_Work required_. Exactly as written, write out the lines below from the first to the one containing "length=5, width=1.1, pad=15)", inclusive. Pictures do not belong in the copy.

_Supplied information_.
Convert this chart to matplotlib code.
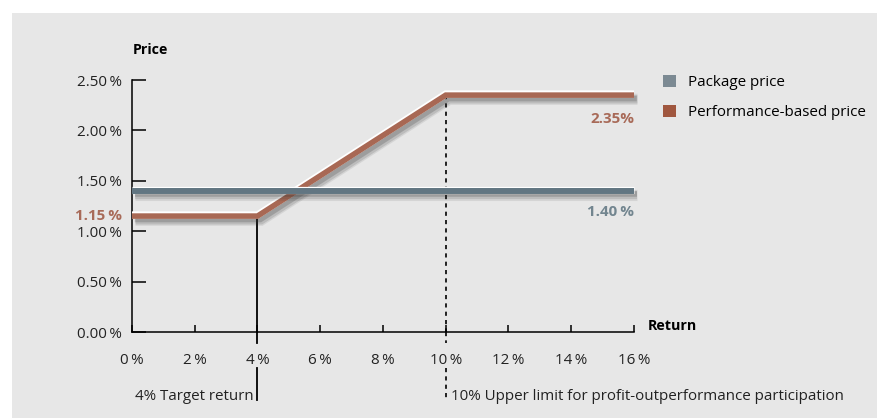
#!/usr/bin/env python3
import matplotlib

matplotlib.use("Agg")
import matplotlib.pyplot as plt
import matplotlib.patheffects as pe
from matplotlib.patches import Patch, Rectangle
from matplotlib.transforms import blended_transform_factory

# data
RETURN_X = [0, 4, 10, 16]
PERF_PRICE = [1.15, 1.15, 2.35, 2.35]
PACKAGE_X = [0, 16]
PACKAGE_PRICE = [1.40, 1.40]
TARGET_RETURN = 4
UPPER_LIMIT = 10
X_TICKS = [0, 2, 4, 6, 8, 10, 12, 14, 16]
Y_TICKS = [0.0, 0.5, 1.0, 1.5, 2.0, 2.5]

PKG_COLOR = "#627682"
PERF_COLOR = "#a86854"
PKG_LABEL = "#72858f"
PERF_LABEL = "#a86a58"
BG = "#e7e7e7"
THIN = "\u2009"

plt.rcParams["font.family"] = ["Open Sans", "DejaVu Sans"]
FS = 10.9

W, H = 878, 418
fig = plt.figure(figsize=(W / 100, H / 100), dpi=100)
fig.patch.set_facecolor("white")
fig.patches.append(
    Rectangle((12 / W, 0), 1 - 12 / W, 1 - 13 / H, transform=fig.transFigure,
              facecolor=BG, edgecolor="none", zorder=-10)
)

ax = fig.add_axes([132 / W, (H - 332) / H, 502 / W, 252 / H])
ax.set_facecolor("none")
ax.set_xlim(0, 16)
ax.set_ylim(0, 2.5)
for side in ("top", "right"):
    ax.spines[side].set_visible(False)
for side in ("left", "bottom"):
    ax.spines[side].set_linewidth(1.1)
    ax.spines[side].set_color("black")

ax.set_xticks(X_TICKS)
ax.set_xticklabels([f"{v}{THIN}%" for v in X_TICKS], fontsize=FS, color="#222222")
ax.set_yticks(Y_TICKS)
ax.set_yticklabels([f"{v:.2f}{THIN}%" for v in Y_TICKS], fontsize=FS, color="#222222")
ax.tick_params(axis="y", direction="in", length=10, width=1.1, pad=7.5)
ax.tick_params(axis="x", direction="in", length=5, width=1.1, pad=15)

# soft drop shadow: a few stacked translucent strokes
shadow = [
    pe.SimpleLineShadow(offset=(2.5, -3), shadow_color="#333333", alpha=0.10, linewidth=8),
    pe.SimpleLineShadow(offset=(2.5, -3), shadow_color="#333333", alpha=0.15, linewidth=6),
    pe.SimpleLineShadow(offset=(2.0, -2.5), shadow_color="#333333", alpha=0.22, linewidth=4),
]
hilite = pe.Stroke(linewidth=5.2, foreground="white", offset=(0, 0.8))

blend = blended_transform_factory(ax.transData, ax.transAxes)

# marker lines for target return and upper limit
ax.plot([TARGET_RETURN, TARGET_RETURN], [PERF_PRICE[1], 0], color="black",
        lw=1.3, clip_on=False, zorder=2)
ax.plot([TARGET_RETURN] * 2, [0, -0.044], color="black", lw=1.3,
        transform=blend, clip_on=False)
ax.plot([TARGET_RETURN] * 2, [-0.143, -0.27], color="black", lw=1.3,
        transform=blend, clip_on=False)
ax.plot([UPPER_LIMIT, UPPER_LIMIT], [PERF_PRICE[2], 0], color="black",
        lw=1.2, ls=(0, (2.5, 2.5)), clip_on=False, zorder=2)
ax.plot([UPPER_LIMIT] * 2, [0, -0.044], color="black", lw=1.2,
        ls=(0, (2.5, 2.5)), transform=blend, clip_on=False)
ax.plot([UPPER_LIMIT] * 2, [-0.143, -0.27], color="black", lw=1.2,
        ls=(0, (2.5, 2.5)), transform=blend, clip_on=False)

ax.plot(RETURN_X, PERF_PRICE, color=PERF_COLOR, lw=4.0, solid_capstyle="butt",
        solid_joinstyle="miter", clip_on=False, zorder=3,
        path_effects=shadow + [hilite, pe.Normal()])
ax.plot(PACKAGE_X, PACKAGE_PRICE, color=PKG_COLOR, lw=4.3, solid_capstyle="butt",
        clip_on=False, zorder=4,
        path_effects=shadow + [hilite, pe.Normal()])

# value labels
ax.annotate(f"{PERF_PRICE[0]:.2f}{THIN}%", xy=(0, PERF_PRICE[0]), xytext=(-7.5, 0),
            textcoords="offset points", ha="right", va="center", fontsize=FS,
            fontweight="bold", color=PERF_LABEL, annotation_clip=False)
ax.annotate(f"{PACKAGE_PRICE[-1]:.2f}{THIN}%", xy=(16, PACKAGE_PRICE[-1]),
            xytext=(0, -15), textcoords="offset points", ha="right", va="center",
            fontsize=FS, fontweight="bold", color=PKG_LABEL, annotation_clip=False)
ax.annotate(f"{PERF_PRICE[-1]:.2f}%", xy=(16, PERF_PRICE[-1]), xytext=(0, -17),
            textcoords="offset points", ha="right", va="center", fontsize=FS,
            fontweight="bold", color=PERF_LABEL, annotation_clip=False)

fig.text(133 / W, 1 - 50 / H, "Price", fontsize=10.3, fontweight="bold",
         ha="left", va="center")
fig.text(648 / W, 1 - 326 / H, "Return", fontsize=10.3, fontweight="bold",
         ha="left", va="center")

ax.annotate("4% Target return", xy=(TARGET_RETURN, -0.255), xycoords=blend,
            xytext=(-3, 0), textcoords="offset points", ha="right", va="center",
            fontsize=FS, color="#222222", annotation_clip=False)
ax.annotate("10% Upper limit for profit-outperformance participation",
            xy=(UPPER_LIMIT, -0.255), xycoords=blend, xytext=(4, 0),
            textcoords="offset points", ha="left", va="center", fontsize=FS,
            color="#222222", annotation_clip=False)

handles = [
    Patch(facecolor="#7c8a93", edgecolor="none", label="Package price"),
    Patch(facecolor="#a0573f", edgecolor="none", label="Performance-based price"),
]
fig.legend(handles=handles, loc="upper left", bbox_to_anchor=(658 / W, 1 - 70 / H),
           frameon=False, fontsize=FS, handlelength=0.92, handleheight=0.92,
           handletextpad=0.75, labelspacing=0.95, borderaxespad=0, borderpad=0.3)

fig.savefig("out.png", dpi=100, facecolor=fig.get_facecolor())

_Expected answer_.
Convert this chart to matplotlib code.
#!/usr/bin/env python3
import matplotlib

matplotlib.use("Agg")
import matplotlib.pyplot as plt
import matplotlib.patheffects as pe
from matplotlib.patches import Patch, Rectangle
from matplotlib.transforms import blended_transform_factory

# data
RETURN_X = [0, 4, 10, 16]
PERF_PRICE = [1.15, 1.15, 2.35, 2.35]
PACKAGE_X = [0, 16]
PACKAGE_PRICE = [1.40, 1.40]
TARGET_RETURN = 4
UPPER_LIMIT = 10
X_TICKS = [0, 2, 4, 6, 8, 10, 12, 14, 16]
Y_TICKS = [0.0, 0.5, 1.0, 1.5, 2.0, 2.5]

PKG_COLOR = "#627682"
PERF_COLOR = "#a86854"
PKG_LABEL = "#72858f"
PERF_LABEL = "#a86a58"
BG = "#e7e7e7"
THIN = "\u2009"

plt.rcParams["font.family"] = ["Open Sans", "DejaVu Sans"]
FS = 10.9

W, H = 878, 418
fig = plt.figure(figsize=(W / 100, H / 100), dpi=100)
fig.patch.set_facecolor("white")
fig.patches.append(
    Rectangle((12 / W, 0), 1 - 12 / W, 1 - 13 / H, transform=fig.transFigure,
              facecolor=BG, edgecolor="none", zorder=-10)
)

ax = fig.add_axes([132 / W, (H - 332) / H, 502 / W, 252 / H])
ax.set_facecolor("none")
ax.set_xlim(0, 16)
ax.set_ylim(0, 2.5)
for side in ("top", "right"):
    ax.spines[side].set_visible(False)
for side in ("left", "bottom"):
    ax.spines[side].set_linewidth(1.1)
    ax.spines[side].set_color("black")

ax.set_xticks(X_TICKS)
ax.set_xticklabels([f"{v}{THIN}%" for v in X_TICKS], fontsize=FS, color="#222222")
ax.set_yticks(Y_TICKS)
ax.set_yticklabels([f"{v:.2f}{THIN}%" for v in Y_TICKS], fontsize=FS, color="#222222")
ax.tick_params(axis="y", direction="in", length=10, width=1.1, pad=7.5)
ax.tick_params(axis="x", direction="in", length=5, width=1.1, pad=15)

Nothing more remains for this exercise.